ハリウッドの内幕ものとして近頃観たもので面白かったのはドキュメンタリーでは『くたばれ!ハリウッド』(2002年)と映画『ワンス・アポン・ア・タイム・イン・ハリウッド』(2019年・クエンティン・タランティーノ監督)である。

ドキュメンタリー『くたばれ!ハリウッド』は、カリスマ的プロデューサー・ロバート・エヴァンスのジェットコースターのような映画人生である。俳優から映画制作に野心を抱き、パナマウントの制作部門のトップに。『可笑しな二人』『ロミオとジュリエット』『ローズマリーの赤ちゃん』『さよならコロンバス』『ある愛の詩』『暗殺の森』『ゴッドファーザー』等の制作を。これだけの映画名をあげれば凄腕であることが想像できるであろう。そこから急下し、また上がるという人生である。

映画『ワンス・アポン・ア・タイム・イン・ハリウッド』が、レオナルド・デカプリオとブラッド・ピットの共演でクエンティン・タランティーノ監督となれば期待と裏切られるかの気持ちが振幅する。最初に激しい暴力シーンがあるのでの注意勧告がある。このシーンはラストなので、嫌な人はラストはカットしたほうが良い。今は自信がなく自己嫌悪のテレビのスター俳優(レオナルド・デカプリオ)が映画に方向転換をするが敵役ばかりである。その俳優を励ましそばにいるのが仕事の来ないスタントマン(ブラッド・ピット)である。久しぶりに格好いいブラッド・ピットで、ダメなレオナルド・デカプリオも楽しい。

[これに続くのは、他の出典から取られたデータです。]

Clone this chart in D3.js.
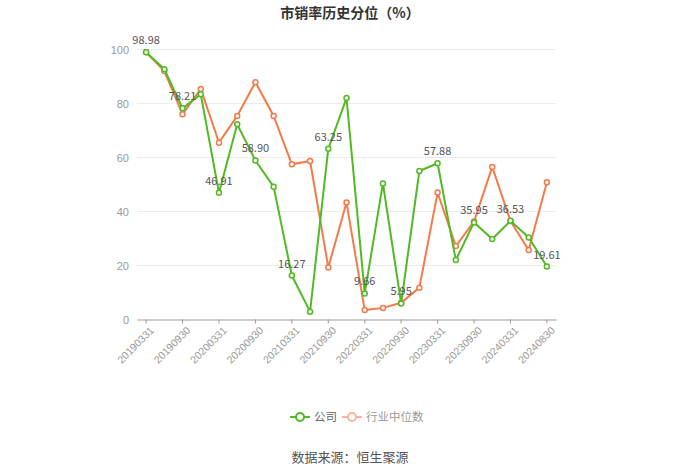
<!DOCTYPE html>
<html><head><meta charset="utf-8">
<script src="https://cdn.jsdelivr.net/npm/d3@7"></script>
<style>body{margin:0;background:#fff;}svg{display:block;font-family:"Noto Sans CJK SC","Noto Sans",sans-serif;}</style>
</head><body>
<svg id="c" width="700" height="473"></svg>
<script>
const dates = ["20190331","20190630","20190930","20191231","20200331","20200630","20200930","20201231","20210331","20210630","20210930","20211231","20220331","20220630","20220930","20221231","20230331","20230630","20230930","20231231","20240331","20240630","20240830"];
const company = [98.98,92.7,78.21,83.4,46.91,72.3,58.90,49.2,16.27,2.9,63.25,82.0,9.66,50.4,5.95,55.0,57.88,22.0,35.95,29.8,36.53,30.4,19.61];
const industry = [98.98,92.0,76.0,85.4,65.5,75.4,87.9,75.4,57.5,58.7,19.3,43.3,3.5,4.3,6.2,11.8,47.0,27.2,36.3,56.5,36.5,25.7,50.8];
const yTicks = [0,20,40,60,80,100];
const seriesNames = ["公司","行业中位数"];
const colors = ["#52b925","#f47a4a"];

const svg = d3.select("#c");
const pL = 137, pR = 556, pT = 49.5, pB = 319.5;
const x = d3.scaleBand().domain(dates).range([pL,pR]);
const y = d3.scaleLinear().domain([0,100]).range([pB,pT]);

svg.append("text").attr("x",350).attr("y",18).attr("text-anchor","middle")
  .attr("font-size",14).attr("font-weight","bold").attr("fill","#333").text("市销率历史分位（%）");

// grid
svg.append("g").selectAll("line").data(yTicks.filter(d=>d>0)).join("line")
  .attr("x1",pL).attr("x2",pR).attr("y1",d=>y(d)).attr("y2",d=>y(d))
  .attr("stroke","#ececec").attr("stroke-width",1);

// y axis
const ya = svg.append("g").attr("transform",`translate(${pL},0)`)
  .call(d3.axisLeft(y).tickValues(yTicks).tickSize(0).tickPadding(8));
ya.select(".domain").remove();
ya.selectAll("text").attr("fill","#999").attr("font-size",11);

// x axis
const labeled = dates.filter((d,i)=>i%2===0);
const xa = svg.append("g").attr("transform",`translate(0,${pB})`)
  .call(d3.axisBottom(x).tickValues(labeled).tickSize(4).tickSizeOuter(0).tickPadding(4));
xa.select(".domain").attr("stroke","#999");
xa.selectAll(".tick line").attr("stroke","#999");
xa.selectAll("text").attr("fill","#999").attr("font-size",10.5)
  .attr("text-anchor","end").attr("dx","-0.2em").attr("dy","0.6em")
  .attr("transform","rotate(-45)");

const cx = d => x(d) + x.bandwidth()/2;
const line = d3.line().x((d,i)=>cx(dates[i])).y(d=>y(d));

[industry, company].forEach((vals,k)=>{
  const col = k===0 ? colors[1] : colors[0];
  svg.append("path").datum(vals).attr("d",line).attr("fill","none")
    .attr("stroke",col).attr("stroke-width",2);
  svg.append("g").selectAll("circle").data(vals).join("circle")
    .attr("cx",(d,i)=>cx(dates[i])).attr("cy",d=>y(d)).attr("r",2.5)
    .attr("fill","#fff").attr("stroke",col).attr("stroke-width",1.5);
});

// labels on company
svg.append("g").selectAll("text").data(company.map((v,i)=>({v,i})).filter(d=>d.i%2===0)).join("text")
  .attr("x",d=>cx(dates[d.i])).attr("y",d=>y(d.v)-8)
  .attr("text-anchor","middle").attr("font-size",11).attr("fill","#555")
  .text(d=>d.v.toFixed(2));

// legend
const lg = svg.append("g");
const items = [{n:seriesNames[0],c:colors[0],x:290,tc:"#666"},{n:seriesNames[1],c:"#f7b59b",x:342,tc:"#999"}];
items.forEach(it=>{
  lg.append("line").attr("x1",it.x).attr("x2",it.x+20).attr("y1",417).attr("y2",417).attr("stroke",it.c).attr("stroke-width",2);
  lg.append("circle").attr("cx",it.x+10).attr("cy",417).attr("r",4).attr("fill","#fff").attr("stroke",it.c).attr("stroke-width",2);
  lg.append("text").attr("x",it.x+24).attr("y",421).attr("font-size",11.5).attr("fill",it.tc).text(it.n);
});

svg.append("text").attr("x",350).attr("y",462).attr("text-anchor","middle")
  .attr("font-size",13).attr("fill","#555").text("数据来源：恒生聚源");
</script>
</body></html>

女優のシャロン・テートが殺害された事件が匂わされていて、隣にロマン・ポランスキー、シャロン・テート夫妻が引っ越してくる。『リヴァプール・最後の恋』でグロリア・グレアムも自分の出演映画を観ていたが、シャロン・テートも劇場に自分の出演映画を思わせぶりに目立つように観に行くのが可笑しい。駄目俳優を気にいっている一人として、アル・パチーノも出演している。スティーブ・マックイーン役も出て来て目が離せない。

ブラッド・ピットの扮するスタントマンのモデルは、ハル・ニーダムといわれている。ハル・ニーダムが監督した映画に『グレート・スタントマン』(1978年)がある。これまた、ハリウッド映画のスタントマンの内幕を描いた映画と言える。リアルなスタントマンの仕事ぶりが観れてどの分野もプロは素晴らしい。

1950年につばぜり合いをしたのがブロードウェイの内幕を描いた『イヴの総て』(ジェフ・L・マンキーウイッツ監督)とハリウッドの内幕を描いた『サンセット大通り』(ビリー・ワイルダー監督)である。『サンセット大通り』はフイルムノワールでもある。悪女役で魅了したラナ・ターナーの『郵便配達は二度ベルを鳴らす』もフイルムノワールである。